"Do right, and do good."

by Nicolette Loporcaro

September 25, 2018

Publicis Health program manager Lori DePace talks about the importance of social responsibility in corporate culture

Lori DePace
Lori DePace

Lori DePace, program manager of Publicis Health, describes the work being done every day in health advertising as “purposeful, meaningful and impactful.” Publicis Health, an arm of Publicis Group, has over 5,000 employees, 18 different agency brands and 40 offices worldwide, and has been ranked as the number one healthcare communications network for six years.

DePace said that although getting involved in the pharma space could be daunting, its mission is simple: do right, and do good.

Publicis Health aims to help their clients—which include Johnson and Johnson, Bristol Meyers Squibb and Pfizer—become leading forces in their industries by providing the right solutions to whatever problems they have. DePace showed a reel of many popular advertising campaigns Publicis Health has worked on. These included the Eyelove commercials for the treatment of dry-eye featuring Jennifer Aniston and the attention deficit hyperactivity disorder (ADHD) campaign with Adam Levine, the Maroon 5 frontman, who shared his own struggles with ADHD.

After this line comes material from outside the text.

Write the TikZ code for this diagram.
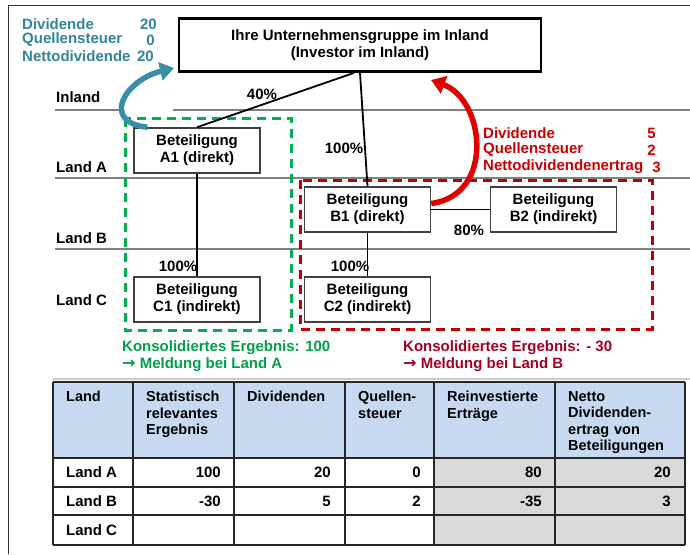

DePace spoke about the importance of “doing right and doing good” through Corporate Social Responsibility. One way Publicis Health tries to hold to this ideal is by instituting an annual employee hiatus day, during which every employee volunteers in the community.

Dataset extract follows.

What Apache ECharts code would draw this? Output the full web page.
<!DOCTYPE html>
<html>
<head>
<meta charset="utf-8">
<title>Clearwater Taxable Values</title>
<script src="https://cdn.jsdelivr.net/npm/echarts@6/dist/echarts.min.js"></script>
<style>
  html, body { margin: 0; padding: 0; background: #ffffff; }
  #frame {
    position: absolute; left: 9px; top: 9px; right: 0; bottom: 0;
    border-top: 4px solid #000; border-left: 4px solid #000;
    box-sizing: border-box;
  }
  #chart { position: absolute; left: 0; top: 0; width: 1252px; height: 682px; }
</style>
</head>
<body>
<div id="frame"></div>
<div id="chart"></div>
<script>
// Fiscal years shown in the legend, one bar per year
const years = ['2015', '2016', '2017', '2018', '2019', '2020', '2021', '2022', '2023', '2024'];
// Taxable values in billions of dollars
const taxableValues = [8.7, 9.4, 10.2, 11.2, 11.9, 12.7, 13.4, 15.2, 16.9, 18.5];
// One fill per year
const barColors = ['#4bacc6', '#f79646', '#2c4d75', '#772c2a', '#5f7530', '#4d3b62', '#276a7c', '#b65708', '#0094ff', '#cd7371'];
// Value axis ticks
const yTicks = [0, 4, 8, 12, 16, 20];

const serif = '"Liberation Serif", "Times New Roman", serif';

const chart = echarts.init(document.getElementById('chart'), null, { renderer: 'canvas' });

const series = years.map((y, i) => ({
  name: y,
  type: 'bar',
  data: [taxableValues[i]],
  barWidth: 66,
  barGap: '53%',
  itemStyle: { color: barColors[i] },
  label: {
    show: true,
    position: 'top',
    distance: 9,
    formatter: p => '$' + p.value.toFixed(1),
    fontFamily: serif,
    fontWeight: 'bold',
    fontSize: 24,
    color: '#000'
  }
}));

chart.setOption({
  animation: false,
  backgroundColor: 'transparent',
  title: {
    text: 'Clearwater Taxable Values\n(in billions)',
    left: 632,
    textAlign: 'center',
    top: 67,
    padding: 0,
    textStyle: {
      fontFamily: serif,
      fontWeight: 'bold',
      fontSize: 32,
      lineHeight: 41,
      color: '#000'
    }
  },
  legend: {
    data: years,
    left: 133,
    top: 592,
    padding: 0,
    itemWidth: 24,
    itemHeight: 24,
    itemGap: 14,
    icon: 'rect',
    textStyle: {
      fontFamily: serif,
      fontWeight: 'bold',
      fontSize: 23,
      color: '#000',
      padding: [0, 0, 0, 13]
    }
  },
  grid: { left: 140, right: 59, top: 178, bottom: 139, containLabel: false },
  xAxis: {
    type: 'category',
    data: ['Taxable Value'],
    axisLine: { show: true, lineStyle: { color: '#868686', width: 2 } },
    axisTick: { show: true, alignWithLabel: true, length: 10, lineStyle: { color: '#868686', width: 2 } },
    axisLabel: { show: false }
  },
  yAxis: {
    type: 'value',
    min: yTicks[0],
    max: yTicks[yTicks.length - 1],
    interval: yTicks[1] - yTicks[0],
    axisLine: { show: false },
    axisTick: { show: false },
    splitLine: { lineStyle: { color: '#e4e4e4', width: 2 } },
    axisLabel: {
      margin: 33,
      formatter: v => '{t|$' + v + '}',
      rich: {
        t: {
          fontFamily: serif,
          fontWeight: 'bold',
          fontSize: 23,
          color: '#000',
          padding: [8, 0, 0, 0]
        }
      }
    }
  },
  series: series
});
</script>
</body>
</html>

The ethos of community involvement comes from the top down, DePace said. Publicis Health chairman Nick Colucci got the company involved in the American Heart Association Wall Street Run, and took the fundraising for this event from $400 to $400,000 in just five years. CEO Alexandra von Plato partnered with the National Alliance on Mental Illness (NAMI) to create pro-bono campaigns about reducing mental health stigma on college campuses.

DePace also talked about Publicis Health’s reputable nine-week internship program, which was named one of the Top 100 internship programs in the country by WayUp, alongside companies like Nike and Spotify. DePace said she was extremely proud of this recognition, and has helped expand the program from 20 to 82 interns.

DePace described interns as “short-term, full-time employees” who are treated with respect and given real responsibilities. As part of the internship, Publicis Health asks their interns to “do right and do good” by participating in their #InternWithPurpose initiative. Part of this initiative includes interns working with the NAMI campaign on their college campuses, and even pitching their own ideas such as creating donation closets in schools for those in need. The internship program concludes with an end-of-summer project that gives the students the opportunity to work with actual clients. 

DePace also said she is eager to have a diverse group of people who “look like the rest of the world” working with Publicis Health. Employee collectives, called Business Resource Groups, are focused on the needs of different communities, including LGBTQ, women, people of color, veterans and even employees early in their careers. DePace called these groups “allies like no other,” and said they foster a supportive and interactive work environment.

Doing work that is genuinely “for the good” is truly the key for a successful company, DePace concluded.

Nicolette Loporcaro is a senior television, radio and film major at the Newhouse School.